A primeira grande lição: água potável é um recurso finito. Todos sabemos disso, mas viver isso foi diferente. Contabilizar cada litro de água doce foi uma das maiores lições de vida. Aprendi a aproveitar a água da chuva para tomar banho, lavar roupas, limpar o barco. Aprendi a economizar cada gota. Hoje, vivo em um apartamento em Figueira da Foz e cada vez que ligo a torneira e sai um jato de água fico apavorada pensando em quantos litros são usados para uma simples escovação dos dentes. Um sistema muito simples que havia no barco poderia ser replicado nas residências em terra: o pedal para bombear água para as torneiras. Isso garantiria a economia de alguns litros.
A segunda lição: energia elétrica é difícil de ser gerada e mais difícil ainda de ser armazenada. São muitas horas de sol no litoral brasileiro, mas as placas solares têm capacidade para receber e transformar a energia. As baterias para armazenar essa energia são caras e há um grande desperdício em todo o processo. O resultado: calculávamos a necessidade de energia para cada atividade – trabalho remoto, televisão, refrigerador e luz. O trabalho era a prioridade. Consequentemente, a alimentação foi adaptada para ingredientes que não precisam de forte refrigeração e as séries de televisão passaram a ser programação esporádica. Não havia secador de cabelos, mas após alguns meses adquiri um liquidificador usado apenas em dias ensolarados.
A terceira lição: espaço e prioridades. O Pandorga não tinha roupeiros. O espaço era pequeno. Então, tínhamos o essencial em roupas, acessórios e utensílios domésticos. Passei mais de 40 anos em terra achando que uma pessoa precisa de várias calças, camisas, sapatos... Não precisamos. E quando temos pouco espaço e pouca água, coisas desnecessárias são um problema.
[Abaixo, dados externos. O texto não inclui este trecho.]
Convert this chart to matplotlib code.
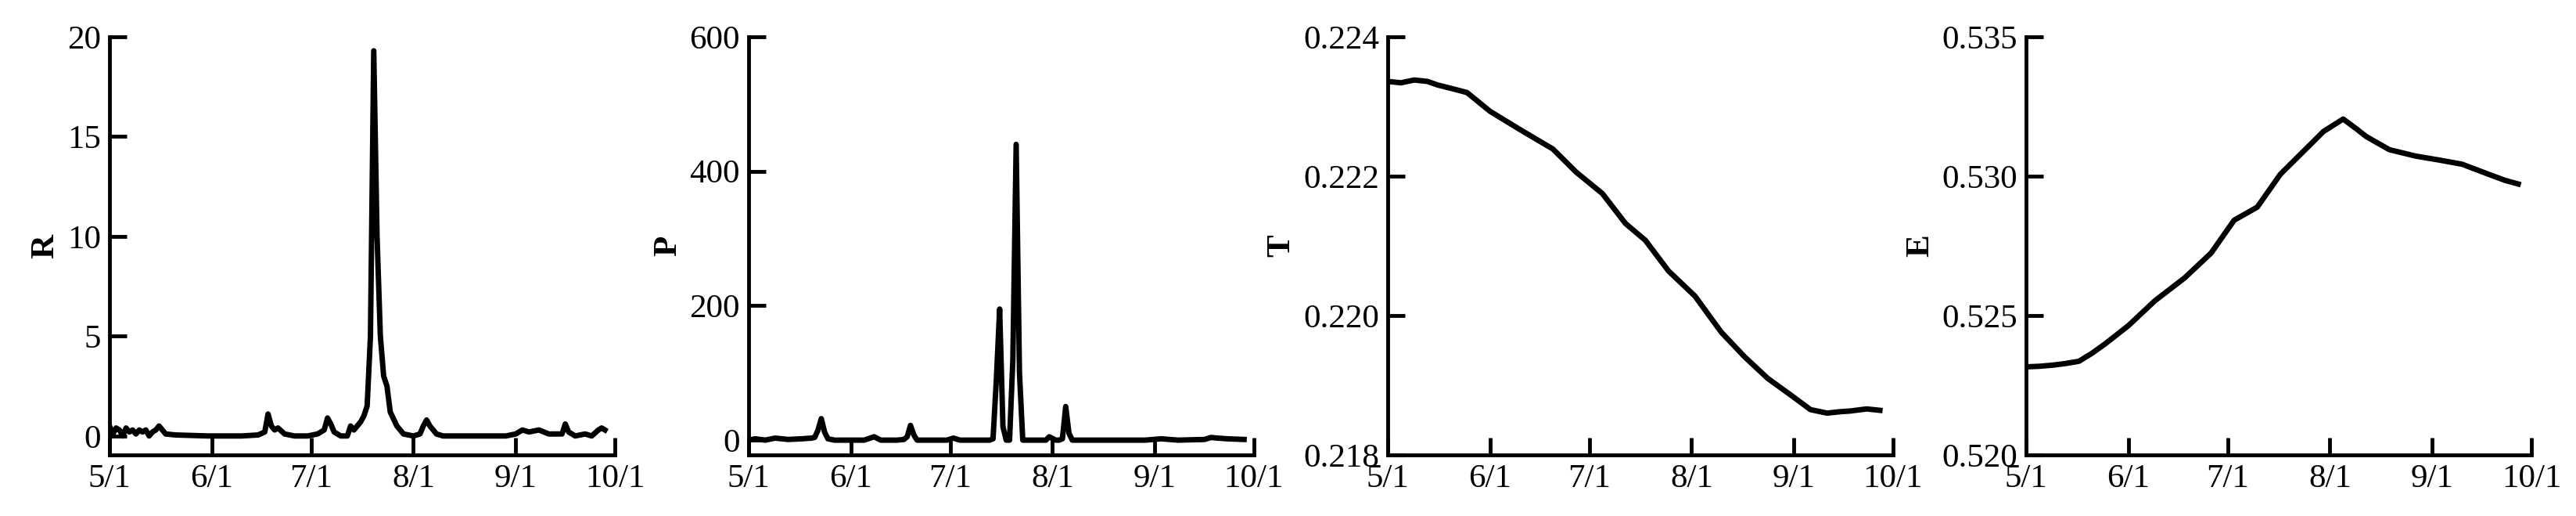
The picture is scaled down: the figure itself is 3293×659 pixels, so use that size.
import matplotlib
matplotlib.use("Agg")
import matplotlib.pyplot as plt
import numpy as np

plt.rcParams['font.family'] = ['Liberation Serif', 'DejaVu Serif']

xtick_labels = ["5/1", "6/1", "7/1", "8/1", "9/1", "10/1"]
xtick_days = [0, 31, 61, 92, 123, 153]

R_days = [0, 1, 2, 3, 4, 5, 6, 7, 8, 9, 10, 11, 12, 13, 14, 15, 17, 20, 30, 40, 45, 47, 48, 49, 50, 51, 53, 56, 60, 63, 65, 66, 67, 68, 70, 72, 73, 74, 76, 77, 78, 79, 80, 81, 82, 83, 84, 85, 87, 89, 92, 94, 95, 96, 97, 99, 101, 105, 115, 120, 123, 125, 127, 130, 133, 135, 137, 138, 139, 141, 144, 146, 148, 149, 150]
R_vals = [0.5, 0.1, 0.4, 0.3, 0.0, 0.4, 0.2, 0.3, 0.1, 0.3, 0.2, 0.3, 0.0, 0.2, 0.3, 0.5, 0.1, 0.05, 0.0, 0.0, 0.05, 0.2, 1.1, 0.5, 0.3, 0.4, 0.1, 0.0, 0.0, 0.1, 0.3, 0.9, 0.6, 0.2, 0.0, 0.0, 0.5, 0.3, 0.7, 1.0, 1.5, 5.0, 19.3, 10.0, 5.0, 3.0, 2.5, 1.2, 0.5, 0.1, 0.0, 0.1, 0.5, 0.8, 0.5, 0.1, 0.0, 0.0, 0.0, 0.0, 0.1, 0.3, 0.2, 0.3, 0.1, 0.1, 0.1, 0.6, 0.2, 0.0, 0.1, 0.0, 0.3, 0.4, 0.3]

P_days = [0, 2, 5, 8, 12, 16, 19, 20, 21, 22, 23, 24, 26, 30, 35, 38, 40, 45, 47, 48, 49, 50, 51, 55, 60, 62, 64, 70, 73, 74, 75, 76, 77, 78, 79, 80, 81, 82, 83, 85, 90, 91, 93, 94, 95, 96, 97, 98, 100, 110, 120, 125, 130, 138, 140, 142, 145, 150]
P_vals = [0, 2, 0, 3, 1, 2, 3, 4, 15, 32, 12, 2, 0, 0, 0, 5, 0, 0, 1, 5, 22, 8, 0, 0, 0, 3, 0, 0, 0, 2, 90, 195, 20, 0, 0, 120, 440, 100, 0, 0, 0, 5, 0, 0, 2, 50, 10, 0, 0, 0, 0, 2, 0, 1, 4, 3, 2, 1]

T_days = [0, 4, 8, 12, 15, 20, 24, 31, 40, 50, 57, 65, 72, 78, 85, 93, 101, 108, 115, 122, 128, 133, 137, 140, 145, 149]
T_vals = [0.22336, 0.22334, 0.22338, 0.22336, 0.22331, 0.22325, 0.2232, 0.22293, 0.22267, 0.22239, 0.22206, 0.22175, 0.22132, 0.22108, 0.22064, 0.22028, 0.21976, 0.21941, 0.2191, 0.21886, 0.21865, 0.2186, 0.21862, 0.21863, 0.21866, 0.21864]

E_days = [0, 4, 8, 12, 16, 20, 24, 31, 39, 48, 56, 63, 70, 77, 85, 90, 96, 100, 103, 110, 118, 125, 132, 140, 145, 149]
E_vals = [0.52316, 0.52318, 0.52322, 0.52328, 0.52336, 0.52365, 0.52399, 0.52464, 0.52553, 0.52635, 0.52724, 0.52842, 0.52889, 0.53007, 0.53101, 0.5316, 0.53205, 0.5317, 0.53142, 0.53095, 0.53072, 0.53058, 0.53043, 0.53007, 0.52985, 0.52972]

panels = [
    ("R", R_days, R_vals, (-0.95, 20), [0, 5, 10, 15, 20], "{:.0f}"),
    ("P", P_days, P_vals, (-22, 600), [0, 200, 400, 600], "{:.0f}"),
    ("T", T_days, T_vals, (0.218, 0.224), [0.218, 0.220, 0.222, 0.224], "{:.3f}"),
    ("E", E_days, E_vals, (0.520, 0.535), [0.520, 0.525, 0.530, 0.535], "{:.3f}"),
]

W, H = 3293, 659
fig = plt.figure(figsize=(W / 100, H / 100), dpi=100)
lefts = [140, 957, 1774, 2590]
width = 646
bottom, top = 581, 47

for (name, d, v, ylim, yt, fmt), l in zip(panels, lefts):
    ax = fig.add_axes([l / W, 1 - bottom / H, width / W, (bottom - top) / H])
    ax.plot(d, v, color="black", lw=5)
    ax.set_xlim(0, 153)
    ax.set_ylim(*ylim)
    ax.set_xticks(xtick_days)
    ax.set_xticklabels(xtick_labels)
    ax.set_yticks(yt)
    ax.set_yticklabels([fmt.format(t) for t in yt])
    for s in ["top", "right"]:
        ax.spines[s].set_visible(False)
    for s in ["left", "bottom"]:
        ax.spines[s].set_linewidth(3.5)
    ax.tick_params(direction="in", length=16, width=3.5, labelsize=31, pad=8)
    ax.set_ylabel(name, fontsize=31, fontweight="bold", labelpad=6)

fig.savefig("out.png", dpi=100)
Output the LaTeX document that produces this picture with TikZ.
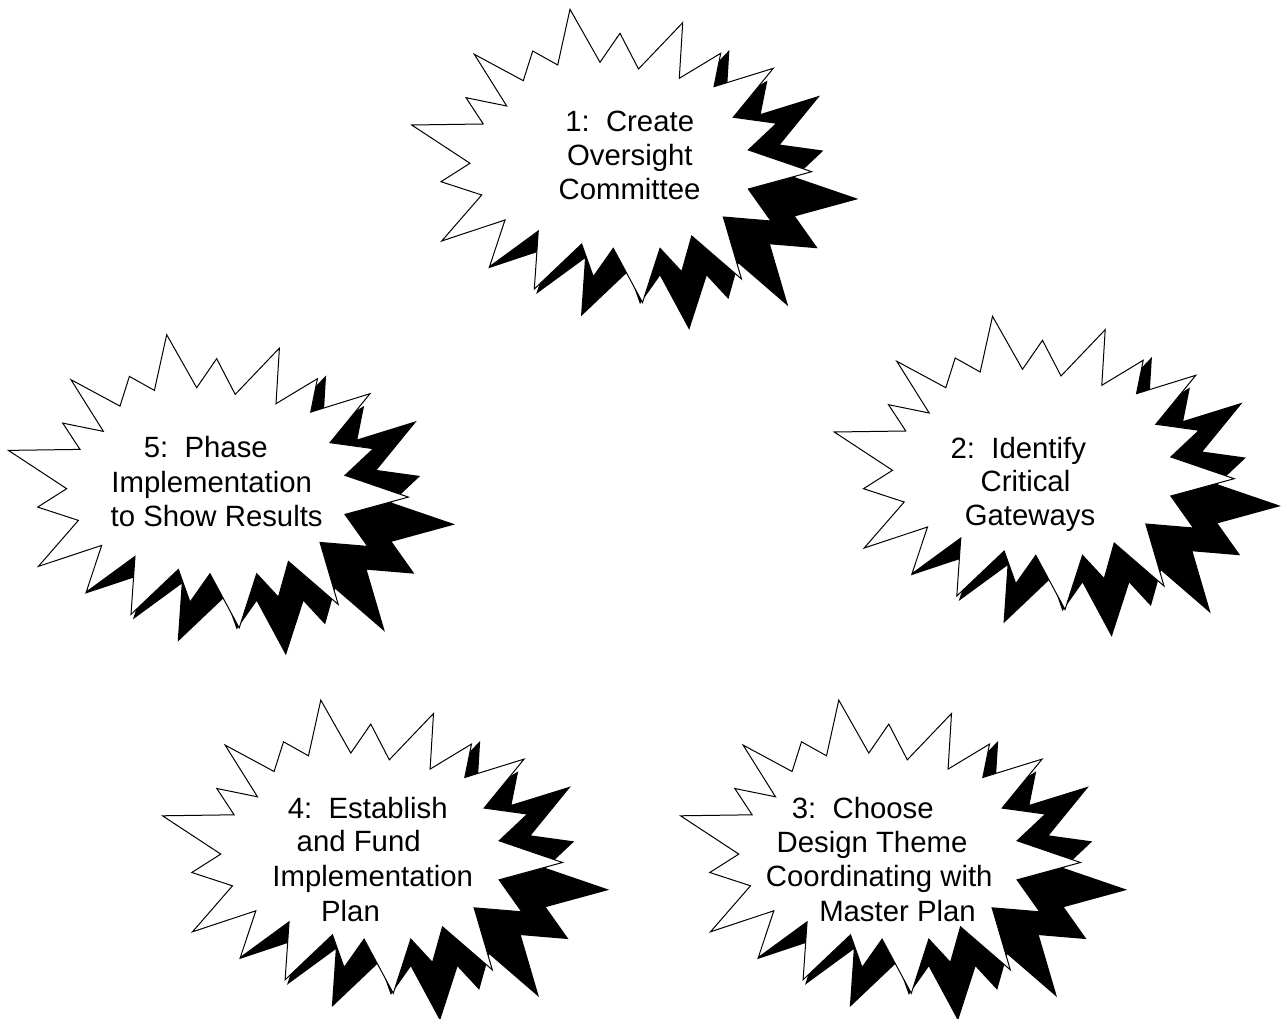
\documentclass[tikz,border=0pt]{standalone}
\usepackage{fontspec}
\setmainfont{Liberation Sans}
\tikzset{
  lbl/.style={anchor=base, inner sep=0pt, font=\fontsize{22}{25.8}\selectfont},
  burstline/.style={fill=white, draw=black, line width=0.75pt, line join=miter},
  burst/.pic={
    \fill[black, shift={(46.7,27.3)}]
      (570,9.3) -- (600,62.3) -- (620,33.3) -- (638.5,69) -- (682.7,22.7) -- (679.3,78.3) --
      (720.7,53.3) -- (714,86.7) -- (773.3,68.3) -- (733.3,117.3) -- (776.7,123.3) --
      (748.3,150) -- (811.7,171.7) -- (748.3,189) -- (771,221) -- (723.3,217) --
      (741.5,279) -- (691.7,236) -- (681.7,271.7) -- (660,248.3) -- (642.5,302.5) --
      (613.3,248.3) -- (593.3,276.7) -- (581.7,244) -- (534.3,289) -- (538.3,231) --
      (489.5,266.7) -- (505,220) -- (441.7,241) -- (481.7,195) -- (441,181.7) --
      (470,163.3) -- (411.7,125) -- (483.3,124) -- (466,97.7) -- (506.7,106) --
      (474.3,54.3) -- (523.3,80.7) -- (532.7,51) -- (557.7,65) -- cycle;
    \path[burstline]
      (570,9.3) -- (600,62.3) -- (620,33.3) -- (638.5,69) -- (682.7,22.7) -- (679.3,78.3) --
      (720.7,53.3) -- (714,86.7) -- (773.3,68.3) -- (733.3,117.3) -- (776.7,123.3) --
      (748.3,150) -- (811.7,171.7) -- (748.3,189) -- (771,221) -- (723.3,217) --
      (741.5,279) -- (691.7,236) -- (681.7,271.7) -- (660,248.3) -- (642.5,302.5) --
      (613.3,248.3) -- (593.3,276.7) -- (581.7,244) -- (534.3,289) -- (538.3,231) --
      (489.5,266.7) -- (505,220) -- (441.7,241) -- (481.7,195) -- (441,181.7) --
      (470,163.3) -- (411.7,125) -- (483.3,124) -- (466,97.7) -- (506.7,106) --
      (474.3,54.3) -- (523.3,80.7) -- (532.7,51) -- (557.7,65) -- cycle;
  }
}
\begin{document}
\begin{tikzpicture}[x=0.75pt, y=-0.75pt]
\useasboundingbox (0,0) rectangle (1283,1019);
% starbursts
\pic (b1) at (0,0) {burst};
\pic (b2) at (422.5,307) {burst};
\pic (b3) at (268.8,690.8) {burst};
\pic (b4) at (-249.2,690.8) {burst};
\pic (b5) at (-403.3,325.4) {burst};
% texts
\node[lbl] (t1a) at (629.7,131.7) {1:\ \ Create};
\node[lbl] (t1b) at (629.8,165.7) {Oversight};
\node[lbl] (t1c) at (629.5,200) {Committee};

\node[lbl] (t2a) at (1018.3,458.3) {2:\ \ Identify};
\node[lbl] (t2b) at (1025.5,491.7) {Critical};
\node[lbl] (t2c) at (1030,525.5) {Gateways};

\node[lbl] (t3a) at (862.8,818.3) {3:\ \ Choose};
\node[lbl] (t3b) at (872,852.3) {Design Theme};
\node[lbl] (t3c) at (879.3,886.7) {Coordinating with};
\node[lbl] (t3d) at (897.5,921) {Master Plan};

\node[lbl] (t4a) at (367.8,818.3) {4:\ \ Establish};
\node[lbl] (t4b) at (358.7,851.7) {and Fund};
\node[lbl] (t4c) at (372.7,886.7) {Implementation};
\node[lbl] (t4d) at (350.5,921) {Plan};

\node[lbl] (t5a) at (205.8,457.7) {5:\ \ Phase};
\node[lbl] (t5b) at (211.7,492.7) {Implementation};
\node[lbl] (t5c) at (216.7,526.7) {to Show Results};
\end{tikzpicture}
\end{document}
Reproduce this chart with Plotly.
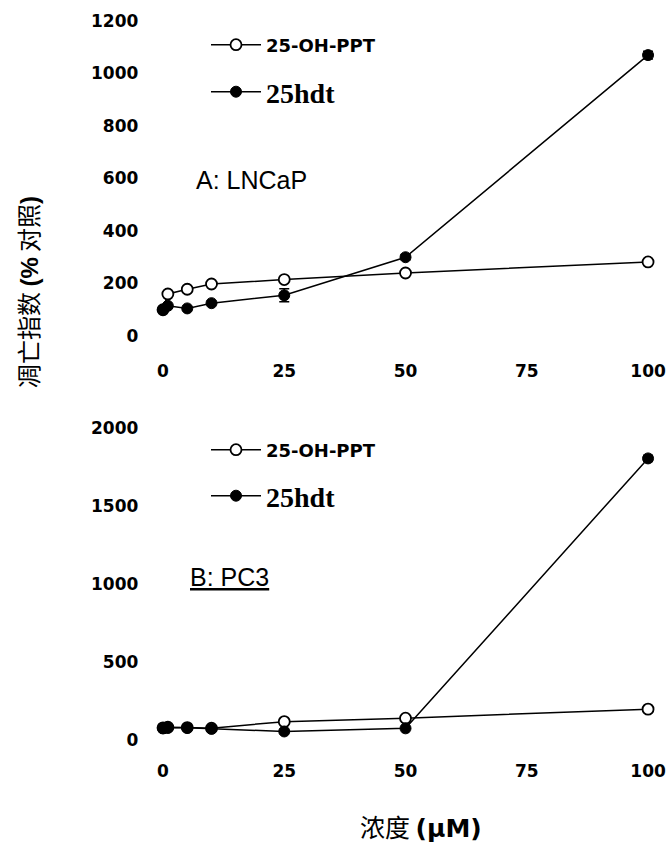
import plotly.graph_objects as go

# ---------------- data ----------------
conc = [0, 1, 5, 10, 25, 50, 100]

a_ppt = [100, 160, 178, 198, 215, 240, 282]
a_ppt_err = [0, 0, 0, 0, 0, 0, 8]
a_hdt = [100, 115, 105, 125, 155, 300, 1070]
a_hdt_err = [0, 0, 0, 0, 25, 10, 15]

b_ppt = [78, 82, 80, 76, 118, 140, 198]
b_ppt_err = [0, 0, 0, 0, 0, 0, 10]
b_hdt = [75, 78, 78, 72, 55, 75, 1805]
b_hdt_err = [0, 0, 0, 0, 0, 0, 20]

x_ticks = [0, 25, 50, 75, 100]
a_yticks = [0, 200, 400, 600, 800, 1000, 1200]
b_yticks = [0, 500, 1000, 1500, 2000]

names = ["25-OH-PPT", "25hdt"]
panel_labels = ["A: LNCaP", "<u>B: PC3</u>"]

W, H = 669, 853

fig = go.Figure()

def open_trace(x, y, err, xa, ya, leg):
    return go.Scatter(
        x=x, y=y, mode="lines+markers", name=names[0], legend=leg,
        xaxis=xa, yaxis=ya,
        line=dict(color="black", width=1.5),
        marker=dict(symbol="circle", size=11, color="white",
                    line=dict(color="black", width=1.8)),
        error_y=dict(type="data", array=err, visible=True, color="black",
                     thickness=1.5, width=5),
    )

def fill_trace(x, y, err, xa, ya, leg):
    return go.Scatter(
        x=x, y=y, mode="lines+markers", name=names[1], legend=leg,
        xaxis=xa, yaxis=ya,
        line=dict(color="black", width=1.5),
        marker=dict(symbol="circle", size=11, color="black",
                    line=dict(color="black", width=1)),
        error_y=dict(type="data", array=err, visible=True, color="black",
                     thickness=1.5, width=5),
    )

fig.add_trace(open_trace(conc, a_ppt, a_ppt_err, "x", "y", "legend"))
fig.add_trace(fill_trace(conc, a_hdt, a_hdt_err, "x", "y", "legend2"))
fig.add_trace(open_trace(conc, b_ppt, b_ppt_err, "x2", "y2", "legend3"))
fig.add_trace(fill_trace(conc, b_hdt, b_hdt_err, "x2", "y2", "legend4"))

tickfont = dict(family="DejaVu Sans", size=17, color="black", weight="bold")
xd = [153.3 / W, 662.6 / W]

common_x = dict(range=[-2, 103], tickvals=x_ticks, showline=False, showgrid=False,
                zeroline=False, ticks="", tickfont=tickfont, ticklabelstandoff=10,
                domain=xd, automargin=False)
common_y = dict(showline=False, showgrid=False, zeroline=False, ticks="",
                tickfont=tickfont, ticklabelstandoff=14, automargin=False)

fig.update_layout(
    template="none",
    width=W, height=H,
    margin=dict(l=0, r=0, t=0, b=0, pad=0, autoexpand=False),
    paper_bgcolor="white", plot_bgcolor="white",
    font=dict(color="black"),
    xaxis=dict(common_x, anchor="y"),
    yaxis=dict(common_y, range=[-50, 1230], tickvals=a_yticks,
               domain=[1 - 349.1 / H, 1 - 13.1 / H], anchor="x"),
    xaxis2=dict(common_x, anchor="y2"),
    yaxis2=dict(common_y, range=[-60, 2030], tickvals=b_yticks,
                domain=[1 - 749.4 / H, 1 - 423.3 / H], anchor="x2"),
    showlegend=True,
)

leg_small = dict(family="DejaVu Sans", size=18, color="black", weight="bold")
leg_big = dict(family="Liberation Serif", size=28, color="black", weight="bold")
lx = 206 / W
fig.update_layout(
    legend=dict(x=lx, y=1 - 45 / H, xanchor="left", yanchor="middle",
                bgcolor="rgba(0,0,0,0)", font=leg_small, itemwidth=50),
    legend2=dict(x=lx, y=1 - 92 / H, xanchor="left", yanchor="middle",
                 bgcolor="rgba(0,0,0,0)", font=leg_big, itemwidth=50),
    legend3=dict(x=lx, y=1 - 450 / H, xanchor="left", yanchor="middle",
                 bgcolor="rgba(0,0,0,0)", font=leg_small, itemwidth=50),
    legend4=dict(x=lx, y=1 - 496 / H, xanchor="left", yanchor="middle",
                 bgcolor="rgba(0,0,0,0)", font=leg_big, itemwidth=50),
)

fig.add_annotation(text=panel_labels[0], x=252 / W, y=1 - 180 / H, xref="paper",
                   yref="paper", showarrow=False, xanchor="center", yanchor="middle",
                   font=dict(family="Liberation Sans", size=25, color="black"))
fig.add_annotation(text=panel_labels[1], x=229 / W, y=1 - 577 / H, xref="paper",
                   yref="paper", showarrow=False, xanchor="center", yanchor="middle",
                   font=dict(family="Liberation Sans", size=25, color="black"))

fig.add_annotation(
    text="凋亡指数 <span style='font-family:Liberation Sans;font-weight:bold'>(%</span> 对照<span style='font-family:Liberation Sans;font-weight:bold'>)</span>",
    x=27 / W, y=1 - 292 / H, xref="paper", yref="paper", showarrow=False,
    xanchor="center", yanchor="middle",
    textangle=-90, font=dict(family="Noto Sans CJK SC", size=24, color="black"))

fig.add_annotation(
    text="浓度 <span style='font-family:DejaVu Sans;font-weight:bold'>(μM)</span>",
    x=421 / W, y=1 - 826 / H, xref="paper", yref="paper", showarrow=False,
    xanchor="center", yanchor="middle",
    font=dict(family="Noto Sans CJK SC", size=25, color="black"))

fig.write_html("out.html", config={"displayModeBar": False},
               post_script="document.body.style.margin='0px';")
Aprendi que é possível viver (feliz) com banhos rápidos, poucas peças de roupa, dois pratos e duas panelas.

A quarta lição: destinação do lixo. Todo lixo produzido no barco precisa ser armazenado para ser tratado em terra. Como disse, não há muito espaço no barco. O resultado foi reduzir a produção do lixo. É assustador como produzimos lixo. Quando temos que carregar esse lixo em um bote ou uma prancha de stand-up rapidamente aprendemos a reduzir nosso lixo.
A quinta lição: nossos oceanos gritam por socorro. A quantidade de lixo que vi no mar é algo indescritível. Não tenho dados oficiais sobre o lixo no mar, mas tenho lembranças. Muito plástico boiando, muitas redes de pesca abandonadas, latas, garrafas e até um sofá. Sim, eu vi um sofá sendo levado pelas ondas no litoral sul do Brasil. Vi um capacete de motocicleta passando ao lado do barco e, em águas abrigadas com pouca corrente, vi peixes morrendo. Nesses locais abrigados, o cheiro do lixo também ficou na lembrança.
A vida a bordo me ensinou o que é sustentabilidade e circularidade me impondo uma série de restrições. Entretanto, foram os dias mais felizes da minha vida até agora. O projeto de viver no mar foi suspenso temporariamente pelo período do doutoramento, mas será retomado num futuro breve.
Espero que mais pessoas possam viver experiências semelhantes. Que possam viver a beleza do mar e da terra e ter consciência do nosso papel neste sistema circular. É, sem dúvida, uma forma doce de aprender sobre sustentabilidade.